▸ **AIM OF THE EXERCISE**:
Collect each line containing "page".

▸ **DATA RECORDS**:
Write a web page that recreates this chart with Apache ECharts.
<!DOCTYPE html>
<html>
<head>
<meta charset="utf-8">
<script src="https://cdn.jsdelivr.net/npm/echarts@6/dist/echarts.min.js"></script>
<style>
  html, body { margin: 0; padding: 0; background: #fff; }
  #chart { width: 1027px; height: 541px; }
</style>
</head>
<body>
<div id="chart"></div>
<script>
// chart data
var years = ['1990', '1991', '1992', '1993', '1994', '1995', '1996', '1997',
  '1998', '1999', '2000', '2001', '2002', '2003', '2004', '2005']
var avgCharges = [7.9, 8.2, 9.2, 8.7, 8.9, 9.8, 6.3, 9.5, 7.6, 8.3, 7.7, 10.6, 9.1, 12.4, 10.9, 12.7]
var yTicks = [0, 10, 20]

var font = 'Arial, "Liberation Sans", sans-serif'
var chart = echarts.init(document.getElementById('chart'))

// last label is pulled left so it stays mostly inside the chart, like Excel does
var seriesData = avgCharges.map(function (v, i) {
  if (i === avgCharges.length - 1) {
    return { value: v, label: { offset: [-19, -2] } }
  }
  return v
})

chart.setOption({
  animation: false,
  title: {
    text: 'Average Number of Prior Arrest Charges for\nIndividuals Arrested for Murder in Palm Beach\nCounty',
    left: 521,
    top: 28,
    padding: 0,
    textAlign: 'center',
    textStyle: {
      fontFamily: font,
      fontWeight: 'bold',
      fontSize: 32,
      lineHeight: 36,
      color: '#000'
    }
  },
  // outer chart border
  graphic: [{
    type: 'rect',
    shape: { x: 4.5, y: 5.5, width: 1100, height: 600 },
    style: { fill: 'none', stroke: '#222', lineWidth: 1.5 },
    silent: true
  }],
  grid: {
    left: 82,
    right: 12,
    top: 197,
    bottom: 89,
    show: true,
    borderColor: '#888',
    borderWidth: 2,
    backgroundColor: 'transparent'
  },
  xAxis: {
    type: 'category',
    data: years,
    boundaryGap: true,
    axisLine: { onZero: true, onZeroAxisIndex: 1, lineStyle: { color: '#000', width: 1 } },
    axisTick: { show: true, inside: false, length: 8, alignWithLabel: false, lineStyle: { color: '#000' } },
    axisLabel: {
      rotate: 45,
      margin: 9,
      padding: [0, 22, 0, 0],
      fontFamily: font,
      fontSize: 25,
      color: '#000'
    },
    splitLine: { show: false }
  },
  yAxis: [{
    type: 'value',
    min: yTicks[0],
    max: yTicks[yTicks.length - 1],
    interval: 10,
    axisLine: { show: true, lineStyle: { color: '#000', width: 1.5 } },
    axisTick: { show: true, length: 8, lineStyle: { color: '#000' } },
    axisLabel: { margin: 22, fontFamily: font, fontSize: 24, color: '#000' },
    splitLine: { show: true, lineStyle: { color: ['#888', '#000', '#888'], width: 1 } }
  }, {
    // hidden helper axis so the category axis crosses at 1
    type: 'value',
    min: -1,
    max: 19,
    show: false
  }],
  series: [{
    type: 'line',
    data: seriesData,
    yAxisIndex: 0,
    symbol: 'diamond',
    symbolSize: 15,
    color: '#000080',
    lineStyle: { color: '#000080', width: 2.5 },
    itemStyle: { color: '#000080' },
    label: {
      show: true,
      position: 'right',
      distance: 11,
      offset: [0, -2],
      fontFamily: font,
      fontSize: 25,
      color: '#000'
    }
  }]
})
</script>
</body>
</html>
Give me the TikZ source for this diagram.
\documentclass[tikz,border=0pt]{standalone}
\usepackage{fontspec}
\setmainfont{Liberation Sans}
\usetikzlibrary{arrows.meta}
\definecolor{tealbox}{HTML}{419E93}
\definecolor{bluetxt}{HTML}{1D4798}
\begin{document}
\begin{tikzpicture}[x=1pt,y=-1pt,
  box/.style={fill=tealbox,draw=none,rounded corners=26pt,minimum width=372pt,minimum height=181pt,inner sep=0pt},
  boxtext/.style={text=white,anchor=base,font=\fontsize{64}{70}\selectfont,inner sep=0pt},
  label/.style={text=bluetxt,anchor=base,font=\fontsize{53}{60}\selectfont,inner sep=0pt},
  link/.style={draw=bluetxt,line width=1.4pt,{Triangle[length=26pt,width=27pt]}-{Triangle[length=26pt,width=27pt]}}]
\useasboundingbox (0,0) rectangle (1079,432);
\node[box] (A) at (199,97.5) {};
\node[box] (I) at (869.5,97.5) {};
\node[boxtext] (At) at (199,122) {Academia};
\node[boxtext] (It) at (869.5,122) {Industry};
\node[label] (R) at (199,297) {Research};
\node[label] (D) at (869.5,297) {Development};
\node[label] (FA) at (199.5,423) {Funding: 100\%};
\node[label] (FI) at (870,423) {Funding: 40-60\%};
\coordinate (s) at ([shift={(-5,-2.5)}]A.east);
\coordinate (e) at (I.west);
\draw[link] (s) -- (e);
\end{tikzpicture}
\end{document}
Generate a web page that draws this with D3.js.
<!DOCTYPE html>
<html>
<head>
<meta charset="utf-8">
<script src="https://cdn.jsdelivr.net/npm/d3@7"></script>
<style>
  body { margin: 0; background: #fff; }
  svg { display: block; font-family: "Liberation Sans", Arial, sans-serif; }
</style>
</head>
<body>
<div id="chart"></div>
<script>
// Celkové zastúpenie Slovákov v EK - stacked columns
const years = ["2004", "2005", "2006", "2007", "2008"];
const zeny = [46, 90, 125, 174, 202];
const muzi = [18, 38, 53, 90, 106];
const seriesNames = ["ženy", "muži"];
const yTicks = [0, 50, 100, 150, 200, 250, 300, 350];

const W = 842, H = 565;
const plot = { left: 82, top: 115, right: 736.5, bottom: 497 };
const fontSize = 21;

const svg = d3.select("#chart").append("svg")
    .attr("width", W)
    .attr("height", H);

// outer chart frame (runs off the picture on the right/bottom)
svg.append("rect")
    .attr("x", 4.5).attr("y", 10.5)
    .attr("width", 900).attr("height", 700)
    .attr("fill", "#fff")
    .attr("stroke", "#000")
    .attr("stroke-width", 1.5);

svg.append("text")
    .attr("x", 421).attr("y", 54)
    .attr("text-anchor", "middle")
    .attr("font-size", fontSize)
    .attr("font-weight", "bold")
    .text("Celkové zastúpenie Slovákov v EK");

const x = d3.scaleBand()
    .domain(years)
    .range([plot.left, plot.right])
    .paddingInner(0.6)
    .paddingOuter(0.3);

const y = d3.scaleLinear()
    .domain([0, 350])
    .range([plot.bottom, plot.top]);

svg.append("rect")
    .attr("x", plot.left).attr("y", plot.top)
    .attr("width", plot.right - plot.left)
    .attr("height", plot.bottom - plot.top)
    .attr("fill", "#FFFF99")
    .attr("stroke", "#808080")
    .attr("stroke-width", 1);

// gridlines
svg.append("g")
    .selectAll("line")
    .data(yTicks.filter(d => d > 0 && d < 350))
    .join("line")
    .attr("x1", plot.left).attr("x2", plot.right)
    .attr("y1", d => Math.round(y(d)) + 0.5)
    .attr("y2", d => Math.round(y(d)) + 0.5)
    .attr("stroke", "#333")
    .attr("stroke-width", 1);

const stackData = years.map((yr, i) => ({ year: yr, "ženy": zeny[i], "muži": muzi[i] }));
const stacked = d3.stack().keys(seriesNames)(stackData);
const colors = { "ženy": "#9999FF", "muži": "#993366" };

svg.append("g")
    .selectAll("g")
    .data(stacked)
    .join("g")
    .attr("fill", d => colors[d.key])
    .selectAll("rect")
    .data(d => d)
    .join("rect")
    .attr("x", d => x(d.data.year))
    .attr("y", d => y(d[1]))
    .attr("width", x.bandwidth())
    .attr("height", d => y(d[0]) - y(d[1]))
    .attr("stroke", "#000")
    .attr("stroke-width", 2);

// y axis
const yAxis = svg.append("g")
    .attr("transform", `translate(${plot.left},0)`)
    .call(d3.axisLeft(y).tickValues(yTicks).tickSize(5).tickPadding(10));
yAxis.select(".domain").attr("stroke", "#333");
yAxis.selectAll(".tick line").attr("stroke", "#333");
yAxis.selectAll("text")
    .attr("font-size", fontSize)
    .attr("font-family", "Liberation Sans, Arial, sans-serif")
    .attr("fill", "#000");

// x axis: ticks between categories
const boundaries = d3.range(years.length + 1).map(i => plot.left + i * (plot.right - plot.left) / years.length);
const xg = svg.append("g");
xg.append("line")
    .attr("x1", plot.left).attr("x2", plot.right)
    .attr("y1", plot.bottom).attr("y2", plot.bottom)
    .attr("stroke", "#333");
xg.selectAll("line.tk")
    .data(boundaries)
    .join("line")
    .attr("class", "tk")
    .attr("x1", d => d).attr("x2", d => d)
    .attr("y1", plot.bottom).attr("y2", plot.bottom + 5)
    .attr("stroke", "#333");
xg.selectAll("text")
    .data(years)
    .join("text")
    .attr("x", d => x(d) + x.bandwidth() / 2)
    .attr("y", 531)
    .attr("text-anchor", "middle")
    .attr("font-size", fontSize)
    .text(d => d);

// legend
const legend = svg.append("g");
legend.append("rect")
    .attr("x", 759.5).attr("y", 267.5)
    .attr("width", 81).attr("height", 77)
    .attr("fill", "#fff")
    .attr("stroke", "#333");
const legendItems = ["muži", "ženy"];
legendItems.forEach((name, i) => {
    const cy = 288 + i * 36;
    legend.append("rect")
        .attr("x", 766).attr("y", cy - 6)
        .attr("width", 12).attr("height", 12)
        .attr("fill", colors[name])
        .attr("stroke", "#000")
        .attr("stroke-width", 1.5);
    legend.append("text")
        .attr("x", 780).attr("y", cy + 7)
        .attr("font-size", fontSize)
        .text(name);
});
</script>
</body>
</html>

▸ **CORRECT ANSWER**:
Write a web page that recreates this chart with Apache ECharts.
Generate a web page that draws this with D3.js.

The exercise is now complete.